On the radio today, as I came back to Portland from skiing, I heard, in succession, these stories:
1) an hourlong documentary on disappearing sea ice (climate change)
2) dispiriting news from Pakistan, in the wake of Benazir Bhutto's assassination last Thursday
3) a report on obesity, which is chasing AIDS as the chief killer in Africa.
It's easy to despair, to think that we're running this world on a deficit policy. But despair is probably a good thing, if we do more than sit around and cry. Hope, in these situations, is actually worse, because it leads to complacency, as we sit around and decide that others are fighting the good fight for us. If you're reading this blog, you're probably doing alright. Having the time to dedicate to endurance sports puts you in a pretty comfortable tax bracket.
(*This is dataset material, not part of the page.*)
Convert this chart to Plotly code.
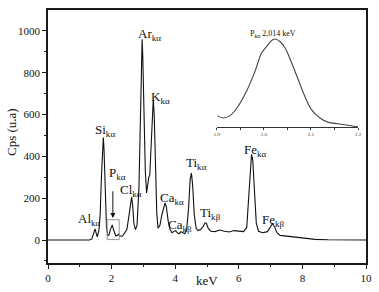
import plotly.graph_objects as go

# Main EDXRF spectrum (keV, counts per second)
energy_kev = [0.0, 1.30, 1.38, 1.43, 1.48, 1.52, 1.55, 1.60, 1.64, 1.68, 1.72, 1.74, 1.76, 1.80,
              1.84, 1.88, 1.92, 1.96, 2.00, 2.02, 2.05, 2.09, 2.13, 2.18, 2.22, 2.26, 2.30, 2.35,
              2.40, 2.48, 2.55, 2.60, 2.63, 2.66, 2.70, 2.75, 2.80, 2.86, 2.90, 2.94, 2.96, 2.98,
              3.02, 3.06, 3.10, 3.13, 3.17, 3.20, 3.24, 3.28, 3.31, 3.34, 3.38, 3.42, 3.46, 3.52,
              3.58, 3.64, 3.68, 3.72, 3.78, 3.84, 3.90, 3.95, 4.01, 4.06, 4.12, 4.18, 4.24, 4.30,
              4.36, 4.42, 4.47, 4.51, 4.55, 4.60, 4.66, 4.72, 4.80, 4.88, 4.94, 4.98, 5.04, 5.12,
              5.25, 5.40, 5.55, 5.70, 5.85, 6.00, 6.15, 6.25, 6.31, 6.36, 6.40, 6.44, 6.49, 6.55,
              6.62, 6.75, 6.90, 6.98, 7.06, 7.12, 7.20, 7.30, 7.60, 8.00, 8.40, 8.80, 9.20, 10.0]
counts_cps = [0, 0, 5, 30, 53, 30, 15, 45, 120, 300, 460, 490, 440, 200,
              60, 20, 25, 50, 70, 72, 55, 30, 20, 22, 28, 20, 18, 20,
              30, 50, 120, 190, 205, 170, 80, 50, 70, 250, 600, 900, 960, 880,
              550, 330, 225, 260, 300, 310, 450, 620, 670, 600, 350, 130, 57, 70,
              120, 165, 177, 160, 90, 50, 35, 40, 45, 35, 30, 40, 35, 30,
              50, 150, 290, 320, 260, 120, 55, 45, 50, 65, 82, 80, 55, 42,
              40, 48, 42, 38, 45, 42, 40, 60, 200, 370, 410, 380, 220, 80,
              42, 35, 40, 60, 78, 65, 35, 22, 17, 10, 3, 1, 0, 0]

# Inset: P K-alpha peak detail
inset_kev = [1.901, 1.913, 1.928, 1.945, 1.963, 1.981, 1.995, 2.006, 2.016, 2.023, 2.034,
             2.045, 2.059, 2.073, 2.087, 2.101, 2.119, 2.137, 2.158, 2.179, 2.200]
inset_counts = [9.3, 7.4, 9.3, 16.9, 29.2, 45.5, 60.5, 66.0, 70.6, 72.0, 70.0,
                64.6, 52.4, 38.7, 25.0, 14.2, 7.4, 3.8, 2.7, 1.4, 0.0]
inset_ticks = [1.9, 2.0, 2.1, 2.2]

# Peak labels
label_text = ["Al<sub>kα</sub>", "Si<sub>kα</sub>", "P<sub>kα</sub>", "Cl<sub>kα</sub>",
              "Ar<sub>kα</sub>", "K<sub>kα</sub>", "Ca<sub>kα</sub>", "Ca<sub>kβ</sub>",
              "Ti<sub>kα</sub>", "Ti<sub>kβ</sub>", "Fe<sub>kα</sub>", "Fe<sub>kβ</sub>"]
label_x = [1.32, 1.79, 2.20, 2.60, 3.20, 3.55, 3.90, 4.15, 4.68, 5.10, 6.54, 7.10]
label_y = [100, 525, 320, 235, 985, 680, 200, 68, 365, 125, 428, 92]

serif = "Liberation Serif"
axis_col = "#1a1a1a"
ink = "#111111"

fig = go.Figure()
fig.add_trace(go.Scatter(x=energy_kev, y=counts_cps, mode="lines",
                         line=dict(color=ink, width=1.1), showlegend=False,
                         xaxis="x", yaxis="y"))
fig.add_trace(go.Scatter(x=inset_kev, y=inset_counts, mode="lines",
                         line=dict(color="#444444", width=1.1, shape="spline"), showlegend=False,
                         xaxis="x2", yaxis="y2"))

annotations = []
for t, x, y in zip(label_text, label_x, label_y):
    annotations.append(dict(x=x, y=y, xref="x", yref="y", text=t, showarrow=False,
                            xanchor="center", yanchor="middle",
                            font=dict(family=serif, size=13, color=ink)))
# arrow to P peak box
annotations.append(dict(x=2.04, y=105, xref="x", yref="y", ax=2.04, ay=240,
                        axref="x", ayref="y", text="", showarrow=True, arrowhead=2,
                        arrowsize=1, arrowwidth=1, arrowcolor=ink))
# inset label
annotations.append(dict(x=0.708, y=0.905, xref="paper", yref="paper",
                        xanchor="center", yanchor="middle",
                        text="P<sub>kα</sub> 2,014 keV", showarrow=False,
                        font=dict(family=serif, size=8, color=ink)))
# axis titles
annotations.append(dict(x=0.5, y=-0.071, xref="paper", yref="paper", text="keV",
                        xanchor="center", yanchor="middle",
                        showarrow=False, font=dict(family=serif, size=13, color=ink)))
annotations.append(dict(x=-0.113, y=0.518, xref="paper", yref="paper", text="Cps (u.a)",
                        xanchor="center", yanchor="middle",
                        textangle=-90, showarrow=False,
                        font=dict(family=serif, size=13, color=ink)))

fig.update_layout(
    width=379, height=292,
    margin=dict(l=48, r=13, t=10, b=29),
    paper_bgcolor="white", plot_bgcolor="white",
    font=dict(family=serif, size=11, color=ink),
    xaxis=dict(domain=[0, 1], range=[0, 10], tickvals=[0, 2, 4, 6, 8, 10], automargin=False,
               showgrid=False, zeroline=False, showline=True, linecolor=axis_col,
               linewidth=1.5, mirror=True, ticks="outside", ticklen=4, tickwidth=1,
               tickcolor=axis_col,
               minor=dict(tickvals=[1, 3, 5, 7, 9], ticks="outside", ticklen=2,
                          tickcolor=axis_col),
               tickfont=dict(family=serif, size=11)),
    yaxis=dict(domain=[0, 1], range=[-110, 1100], tickvals=[0, 200, 400, 600, 800, 1000],
               automargin=False,
               showgrid=False, zeroline=False, showline=True, linecolor=axis_col,
               linewidth=1.5, mirror=True, ticks="outside", ticklen=4, tickwidth=1,
               tickcolor=axis_col,
               minor=dict(tickvals=[-100, 100, 300, 500, 700, 900], ticks="outside",
                          ticklen=2, tickcolor=axis_col),
               tickfont=dict(family=serif, size=11)),
    xaxis2=dict(domain=[0.531, 0.975], anchor="y2", range=[1.9, 2.2], tickvals=inset_ticks,
                ticktext=["1.9", "2.0", "2.1", "2.2"], automargin=False,
                showgrid=False, zeroline=False, showline=True, linecolor="#333333",
                linewidth=1, ticks="outside", ticklen=2, tickcolor="#333333",
                minor=dict(tickvals=[1.95, 2.05, 2.15], ticks="outside", ticklen=1.5,
                           tickcolor="#333333"),
                tickfont=dict(family=serif, size=5, color="#333333")),
    yaxis2=dict(domain=[0.5375, 0.924], anchor="x2", range=[0, 80], visible=False),
    shapes=[dict(type="rect", xref="x", yref="y", x0=1.86, x1=2.24, y0=2, y1=97,
                 line=dict(color="#999999", width=1))],
    annotations=annotations,
)

fig.write_html("out.html", config={"displayModeBar": False},
               post_script="document.body.style.margin='0';document.body.style.padding='0';")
And I just signed a deal with a new, sweet triathlon team that's going to give me a good amount of support in 2008. That's going to give me more time to think about training, but it's also going to constantly remind me of how good I've got it, how lucky I am to have a functional body that will do what I want it to (I'm knocking on wood right now). I rode back from Moosehead with a good friend, and we kicked around some ideas for our Life Lists. Some of her highlights:
Volunteer in the Dominican Republic for two years
Learn how to play the piano
Become fluent in some foreign language
Go WWOOFing again (World Wide Opportunities for Organic Farms)
Up near the top of mine were:
Start a writing/tutoring center for city kids who don't have the resources of my students in Vermont
Top Ten Hawaii Ironman and 70.3 World Champs
Learn how to play the piano
Stop climate change
Yeah, idealistic, but isn't this the time of year for idealism? Last night, instead of going out to bars and getting wasted and watching a silver ball slide do a pole dance almost 400 miles away, I went sledding with a bunch of people I used to work with at The Chewonki Foundation. We still hoisted a glass at midnight, and I'm still feeling happy today to see the holiday party season go its merry way for a year, but the gathering felt different, felt the way the world might, if playtime were a daily reality for everyone in the world.